Same-sex couples who register for Domestic Partnerships in California receive treatment from the State identical to that of married couples. However, as the term “marriage” is denied same-sex couples, there are social inequities and other cultural and societal limits on same-sex couples.

Twice the legislature has voted to remove gender requirements for marriage and twice the Governor has vetoed the bill, citing questions before the State Supreme Court. Specifically, the Court is being asked 1) whether denying same-sex couples marriage is in violation of the state constitution and, 2) if not, whether a referendum passed by the voters in 2000 prohibits recognition of all gay marriages or only those performed in other states.
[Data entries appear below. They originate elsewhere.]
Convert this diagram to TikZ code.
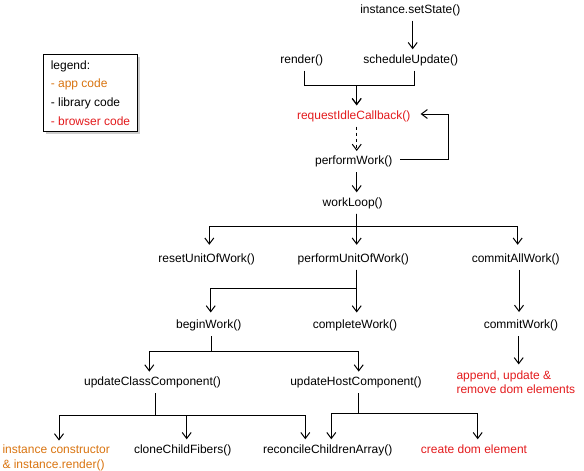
\documentclass[tikz,border=0pt]{standalone}
\usepackage{fontspec}
\setmainfont{Liberation Sans}
\usetikzlibrary{arrows.meta,shadows}
\definecolor{apporange}{RGB}{217,116,16}
\definecolor{browserred}{RGB}{227,26,28}
\tikzset{
  fn/.style={font=\fontsize{12}{14.5}\selectfont, text height=9pt, text depth=3pt, inner xsep=4pt, inner ysep=4.5pt},
  arr/.style={draw=black, line width=1pt, -{Straight Barb[length=6pt,width=9pt,line width=1pt]}},
  dasharr/.style={arr, dash pattern=on 3pt off 3pt},
  multi/.style={font=\fontsize{12}{#1}\selectfont, align=left, anchor=north west},
  legendbox/.style={draw=black, line width=1pt, fill=white, align=left, anchor=north west,
    font=\fontsize{12}{18.7}\selectfont, inner xsep=7pt, inner ysep=5.8pt,
    general shadow={fill=gray!40, shadow xshift=2.5pt, shadow yshift=-2.5pt}}
}
\begin{document}
\begin{tikzpicture}[x=1pt,y=-1pt]
\useasboundingbox (0,0) rectangle (584,471);
% legend
\node[legendbox] (legend) at (43.3,54.3) {legend:\\\textcolor{apporange}{- app code}\\- library code\\\textcolor{browserred}{- browser code}};
% nodes
\node[fn] (setstate) at (410.3,10) {instance.setState()};
\node[fn] (render) at (301.7,60) {render()};
\node[fn] (schedule) at (410.8,60) {scheduleUpdate()};
\node[fn, text=browserred] (ric) at (353.7,116) {requestIdleCallback()};
\node[fn] (pwork) at (353.7,161.7) {performWork()};
\node[fn] (wloop) at (352.7,203) {workLoop()};
\node[fn] (reset) at (206.7,259) {resetUnitOfWork()};
\node[fn] (puow) at (353.3,259) {performUnitOfWork()};
\node[fn] (commitall) at (515.7,259) {commitAllWork()};
\node[fn] (begin) at (208.7,325.7) {beginWork()};
\node[fn] (complete) at (355,325.7) {completeWork()};
\node[fn] (commitw) at (521,325.7) {commitWork()};
\node[multi=14, text=browserred, inner sep=6pt] (append) at (450.3,364.4) {append, update \&\\remove dom elements};
\node[fn] (ucc) at (152.5,382.3) {updateClassComponent()};
\node[fn] (uhc) at (356,382.3) {updateHostComponent()};
\node[multi=15, text=apporange, inner sep=4.4pt] (inst) at (-2.1,440.5) {instance constructor\\\& instance.render()};
\node[fn] (clone) at (182.7,450) {cloneChildFibers()};
\node[fn] (reconcile) at (327.7,450) {reconcileChildrenArray()};
\node[fn, text=browserred] (create) at (474,450) {create dom element};
% connectors
\draw[arr] ([xshift=2.4pt]setstate.south) -- ([xshift=1.9pt]schedule.north);
\draw[arr] ([xshift=2.6pt]render.south) -- ++(0,15) -| ([xshift=3pt]ric.north);
\draw[arr] ([xshift=3.2pt]schedule.south) -- ++(0,15) -| ([xshift=3pt]ric.north);
\draw[dasharr] ([xshift=3pt]ric.south) -- ([xshift=3pt]pwork.north);
\draw[arr] ([shift={(4,-2)}]pwork.east) -- ++(48,0) |- ([shift={(6,-2)}]ric.east);
\draw[arr] ([xshift=3pt]pwork.south) -- ([xshift=4pt]wloop.north);
\draw[arr, shorten >=3.5pt] ([xshift=4pt]wloop.south) -- ++(0,12.5) -| ([xshift=2.6pt]reset.north);
\draw[arr, shorten >=3.5pt] ([xshift=4pt]wloop.south) -- ([xshift=3.4pt]puow.north);
\draw[arr, shorten >=3.5pt] ([xshift=4pt]wloop.south) -- ++(0,12.5) -| ([xshift=2pt]commitall.north);
\draw[arr, shorten >=2.5pt] ([xshift=3.4pt]puow.south) -- ++(0,19) -| ([xshift=2pt]begin.north);
\draw[arr, shorten >=2.5pt] ([xshift=3.4pt]puow.south) -- ([xshift=1.7pt]complete.north);
\draw[arr, shorten >=3pt] ([xshift=3.3pt]commitall.south) -- ([xshift=-2pt]commitw.north);
\draw[arr] ([xshift=-2.3pt]commitw.south) -- ([xshift=-2.3pt]commitw.south |- append.north);
\draw[arr] ([xshift=2.3pt]begin.south) -- ++(0,15.5) -| ([xshift=-3.2pt]ucc.north);
\draw[arr] ([xshift=2.3pt]begin.south) -- ++(0,15.5) -| ([xshift=2.7pt]uhc.north);
\draw[arr] ([xshift=3.2pt]ucc.south) -- ++(0,22.2) -| ([xshift=61.1pt]inst.north west);
\draw[arr] ([xshift=3.2pt]ucc.south) -- ++(0,22.2) -| ([xshift=4pt]clone.north);
\draw[arr] ([xshift=3.2pt]ucc.south) -- ++(0,22.2) -| ([xshift=-22.4pt]reconcile.north);
\draw[arr] ([xshift=2.7pt]uhc.south) -- ++(0,20.5) -| ([xshift=3.6pt]reconcile.north);
\draw[arr] ([xshift=2.7pt]uhc.south) -- ++(0,20.5) -| ([xshift=3.7pt]create.north);
\end{tikzpicture}
\end{document}
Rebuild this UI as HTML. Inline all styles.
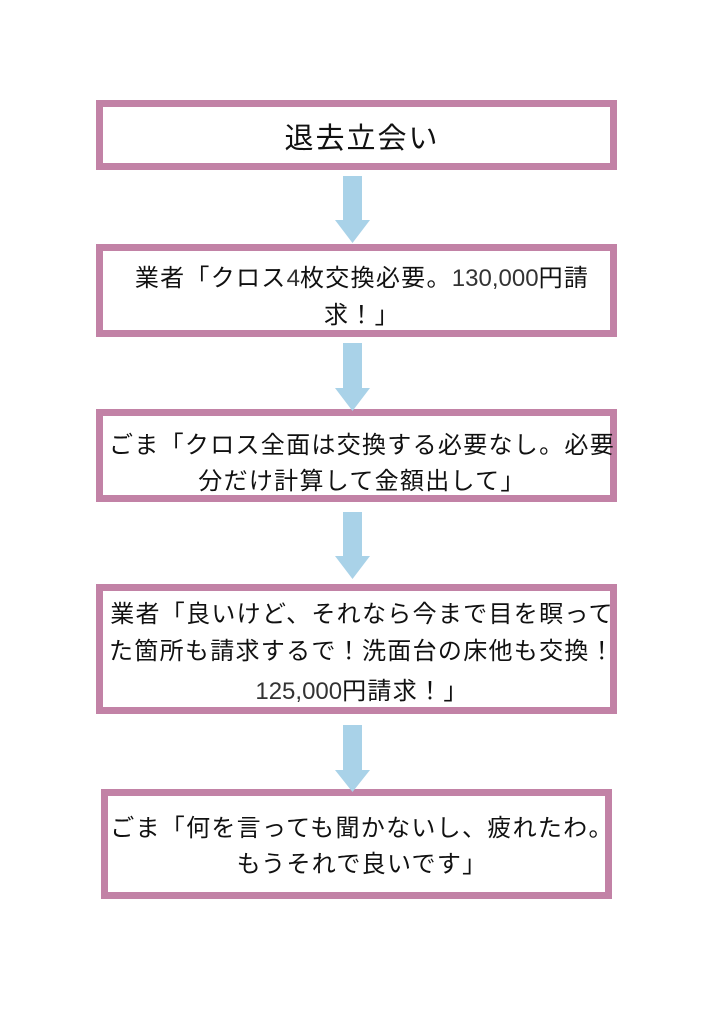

The California State Supreme Court has now received all written argument and oral argument, and a determination is predicted within the year. Today the court made a decision that may give us some clues as to how they are thinking on the issue.

In 1978 the voters in the state rebelled against the ever increasing property tax burden and changed the constitution (via Prop 13) to limit the increases in annual taxes and to limit reassessments upon the transfer to property to spouses.

In 2003 the State Board of Equalization decided that Domestic Partners were also entitled to transfer rights of property owned by a their partner. This was encoded into law by the legislature in 2005.

Some county assessors sued, claiming that the legislature could not tinker with propositions and redefine the terms of transfer.

The Third District Court of Appeal in Sacramento disagreed in October, saying neither Prop. 13 nor subsequent measures barred lawmakers from granting additional exemptions to changes in ownership.

The court noted the Legislature’s declaration that the 2005 law was part of an effort to promote equality for all Californians, regardless of sexual orientation.

Today the State Supreme Court let the decision stand. Without comment or a dissenting voice.

There are several important differences between the property tax decision and the marriage question. Yet I think that this does give us a hint of the perspective of the members of the bench and a clue as to whether they will be welcoming of arguments about the limits to which a populace can restrict the rights of a minority and about the inherent equality of same-sex couples.